Have you come across terms like “in-house listing” or “off-market listing?” These are all different names for the same type of listing, more commonly known as a pocket listing. But what is a pocket listing exactly?
In this post, we’ll discuss pocket listings, including who should use them and how they’re different from standard listings.
What Is a Pocket Listing?
Usually, a traditional listing is put on a multiple listing service (MLS) by the listing agent. The information on the home is then available to any Realtor with access to the MLS of that local market.
So how is a pocket listing different? A pocket listing is not listed on a multiple listing service (MLS). Because it is not available to the public, it is in the “pocket” of the listing agent.
That listing agent will then try to market that property through word-of-mouth or through private online networks where they think they can find an interested buyer. Or, the seller might have a buyer in mind already.
When Should You Use a Pocket Listing?
Why would someone not want to list their home on the MLS? Pocket listings are beneficial in a few different cases.
First, one use for a pocket listing is if the home belongs to a celebrity, politician, or other public figure who wants to keep the sale of their home private.
Public figures may want to do this for their own privacy and safety, as well as to limit visits to the home from people who have no intention of actually buying. A pocket listing can ensure that only serious buyers have access to the home.
Another time to use a pocket listing is if the seller already has a buyer in mind. There’s no point in the seller putting the home on the MLS if they already have a buyer willing to pay the asking price. This could be a neighbor, family member, or friend who has always had an interest in owning the property.
Lastly, another use for pocket listings is to test a home on the market before placing it on the MLS. This way, the listing agent can determine if the price is fair or not and then raise or lower it depending on the reaction they get.
The MLS tracks the price history and how many days the property has been listed. Using a pocket listing to test a home’s price means the seller can avoid lowering the asking price and having their home listed for too long on the MLS. These are both negative signs that buyers and agents will look at when considering a home.

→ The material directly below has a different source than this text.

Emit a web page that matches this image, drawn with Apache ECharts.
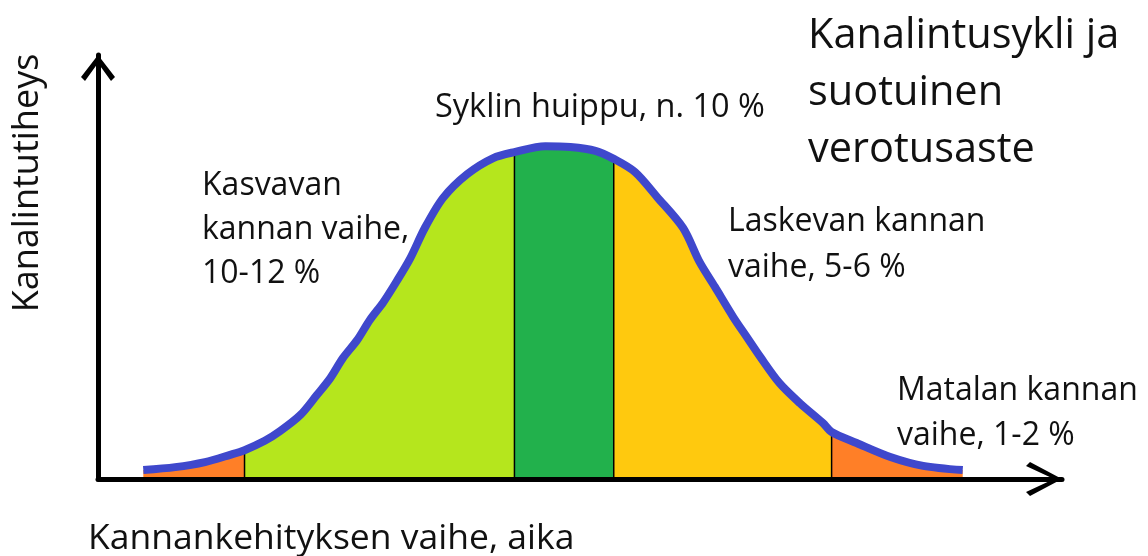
<!DOCTYPE html>
<html lang="fi">
<head>
<meta charset="utf-8">
<title>Kanalintusykli ja suotuinen verotusaste</title>
<script src="https://cdn.jsdelivr.net/npm/echarts@6/dist/echarts.min.js"></script>
<style>
    html, body { margin: 0; padding: 0; background: #ffffff; }
    #cycleChart { width: 1148px; height: 556px; }
</style>
</head>
<body>
<div id="cycleChart"></div>
<script>
// =================================================================
// DATA: curve (x = time 0-100, y = density 0-100)
// =================================================================
const curveX = [4.7, 8.0, 11.1, 13.7, 15.2, 17.3, 18.9, 21.0, 22.7, 24.1, 25.4, 26.9, 28.2, 29.6, 31.0,
    32.4, 33.9, 35.8, 38.3, 41.0, 43.2, 46.4, 49.0, 51.6, 53.5, 55.7, 58.0, 60.7, 62.4, 64.0, 65.9,
    67.3, 68.7, 70.7, 72.8, 75.2, 76.1, 78.7, 82.2, 85.6, 89.7];
const curveY = [2.1, 2.8, 4.0, 5.7, 6.8, 9.0, 11.3, 15.1, 19.8, 23.8, 28.5, 32.8, 37.5, 41.7, 46.7,
    52.1, 59.2, 66.3, 71.9, 75.7, 77.1, 78.5, 78.3, 77.4, 75.5, 72.4, 66.5, 59.2, 51.2, 45.3, 38.2,
    33.5, 28.8, 22.6, 17.9, 13.2, 11.1, 8.5, 5.2, 3.1, 2.1];

// phase limits on the time axis (each one is a point of the curve)
const phaseBounds = [4.7, 15.2, 43.2, 53.5, 76.1, 89.7];
const phaseNames = ['Matala (alku)', 'Kasvava', 'Huippu', 'Laskeva', 'Matala (loppu)'];
const phaseColors = ['#FF7F27', '#B5E61D', '#22B14C', '#FFC90E', '#FF7F27'];

// texts
const titleLines = ['Kanalintusykli ja', 'suotuinen', 'verotusaste'];
const peakLabel = ['Syklin huippu, n. 10 %'];
const growLabel = ['Kasvavan', 'kannan vaihe,', '10-12 %'];
const fallLabel = ['Laskevan kannan', 'vaihe, 5-6 %'];
const lowLabel = ['Matalan kannan', 'vaihe, 1-2 %'];
const xAxisName = 'Kannankehityksen vaihe, aika';
const yAxisName = 'Kanalintutiheys';

document.addEventListener('DOMContentLoaded', function () {
    const chartElement = document.getElementById('cycleChart');
    if (!chartElement) return;

    try {
        const chart = echarts.init(chartElement);
        const curve = curveX.map((x, i) => [x, curveY[i]]);

        // --- coloured phases under the curve ---
        const phaseSeries = phaseColors.map((color, i) => ({
            type: 'line',
            name: phaseNames[i],
            data: curve.filter(p => p[0] >= phaseBounds[i] && p[0] <= phaseBounds[i + 1]),
            symbol: 'none',
            smooth: 0.3,
            lineStyle: { width: 0, opacity: 0 },
            areaStyle: { color: color, opacity: 1 },
            silent: true,
            z: 1
        }));

        // --- thin black dividers between phases ---
        const dividerSeries = phaseBounds.slice(1, -1).map(b => {
            const top = curve.find(p => p[0] === b);
            return {
                type: 'line',
                data: [[b, 0], [b, top[1]]],
                symbol: 'none',
                lineStyle: { color: '#000000', width: 1.5 },
                silent: true,
                z: 2
            };
        });

        // --- blue cycle curve ---
        const curveSeries = {
            type: 'line',
            name: 'Kanalintutiheys',
            data: curve,
            symbol: 'none',
            smooth: 0.3,
            lineStyle: { color: '#3F48CC', width: 8 },
            silent: true,
            z: 3
        };

        // open chevron arrows (point up, ECharts turns them along the axis)
        const arrowY = 'path://M17,0 L34,22 L30,26 L17,8 L4,26 L0,22 Z';
        const arrowX = 'path://M17,0 L34,32 L30,36 L17,8 L4,36 L0,32 Z';

        const makeText = (lines, x, y, fontSize, lineHeight) => ({
            type: 'text',
            x: x,
            y: y,
            style: {
                text: lines.join('\n'),
                fontFamily: 'Open Sans',
                fontSize: fontSize,
                lineHeight: lineHeight,
                verticalAlign: 'top',
                fill: '#111111'
            }
        });

        const option = {
            animation: false,
            grid: { left: 98, right: 86, top: 55, bottom: 77 },
            xAxis: {
                type: 'value',
                min: 0,
                max: 100,
                z: 5,
                axisLine: {
                    show: true,
                    onZero: false,
                    symbol: ['none', arrowX],
                    symbolSize: [34, 36],
                    symbolOffset: [0, -18],
                    lineStyle: { color: '#000000', width: 5 }
                },
                axisTick: { show: false },
                axisLabel: { show: false },
                splitLine: { show: false }
            },
            yAxis: {
                type: 'value',
                min: 0,
                max: 100,
                z: 5,
                axisLine: {
                    show: true,
                    symbol: ['none', arrowY],
                    symbolSize: [34, 26],
                    symbolOffset: [0, -13],
                    lineStyle: { color: '#000000', width: 5 }
                },
                axisTick: { show: false },
                axisLabel: { show: false },
                splitLine: { show: false }
            },
            graphic: [
                makeText(titleLines, 808, 8, 41.5, 57),
                makeText(peakLabel, 435, 86, 32.5, 44),
                makeText(growLabel, 202, 164, 32, 44),
                makeText(fallLabel, 728, 199, 32, 46),
                makeText(lowLabel, 897, 368, 32, 45),
                makeText([xAxisName], 88, 517, 35.5, 44),
                {
                    type: 'text',
                    x: 28,
                    y: 183,
                    rotation: Math.PI / 2,
                    style: {
                        text: yAxisName,
                        fontFamily: 'Open Sans',
                        fontSize: 36,
                        align: 'center',
                        verticalAlign: 'middle',
                        fill: '#111111'
                    }
                }
            ],
            series: phaseSeries.concat(dividerSeries, [curveSeries])
        };

        chart.setOption(option);
        window.addEventListener('resize', function () {
            chart.resize();
        });
    } catch (e) {
        console.error('Chart error:', e);
    }
});
</script>
</body>
</html>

Downsides of a Pocket Listing
While these scenarios sound like good reasons to use pocket listings, there are actually far more downsides to this type of listing. In fact, if you’re wondering “what is a pocket listing” because you’re thinking about selling your home this way, you should reconsider. In general, sellers, buyers, and agents should avoid pocket listings.
One reason pocket listings are bad for sellers is that they miss out on the opportunity to get the maximum amount of marketing and exposure for their home. When this happens, the seller might end up getting a price for their home that is too low.
When a home is listed privately, there is less of a chance that the seller can create a bidding war for their home. A bidding war is beneficial because the seller might come away with a higher amount than they originally asked for.
The other downside to pocket listings is that it can be harder to make sure Realtors comply with anti-discrimination laws. The real estate agent may show the home to only certain groups of buyers without realizing it, which excludes many other potentially interested buyers. With a traditional listing, you give a greater number of buyers a fair chance at purchasing the home.
Pocket Listings Affect MLS Accuracy
Real estate agents also might want to avoid pocket listings to ensure an accurate MLS database. All Realtors rely on the MLS for up-to-date information about different markets. In addition, sites like Zillow and Trulia collect data from MLSs to give their users accurate data.
When the information on a home is not available on the MLS, it throws off the data for other home valuations in the area.
For this reason, the National Association of Realtors officially banned pocket listings as of May 2020. NAR’s “Clear Cooperation Policy” requires that Realtors list the properties they are working with on the MLS within one business day of marketing it to the public.
Lastly, a significant downside to pocket listings is an increased risk of having a dual agent scenario. In this case, a single agent represents both the buyer and seller in a single transaction.
When this happens, it’s hard to know if the agent truly has your best interest at heart. Particularly if you’re the buyer, you have to be mindful that the listing agent has an obligation to get the best price for the seller. This means you might end up paying way too high.
So if you do decide to purchase a pocket listing, at least be sure to hire your own real estate agent to represent you in the transaction.
Final Thoughts On Pocket Listings
So, now that we’ve answered the question, “what is a pocket listing,” should you work with them if you’re a real estate agent? And if you’re a buyer or seller, should you buy or list a property this way?
Overall, it’s best to avoid pocket listings unless you have a good reason for wanting to keep the sale or purchase of your home private. To get the best price for your home and sell it as quickly as possible, you need as much professional marketing and exposure as you can get.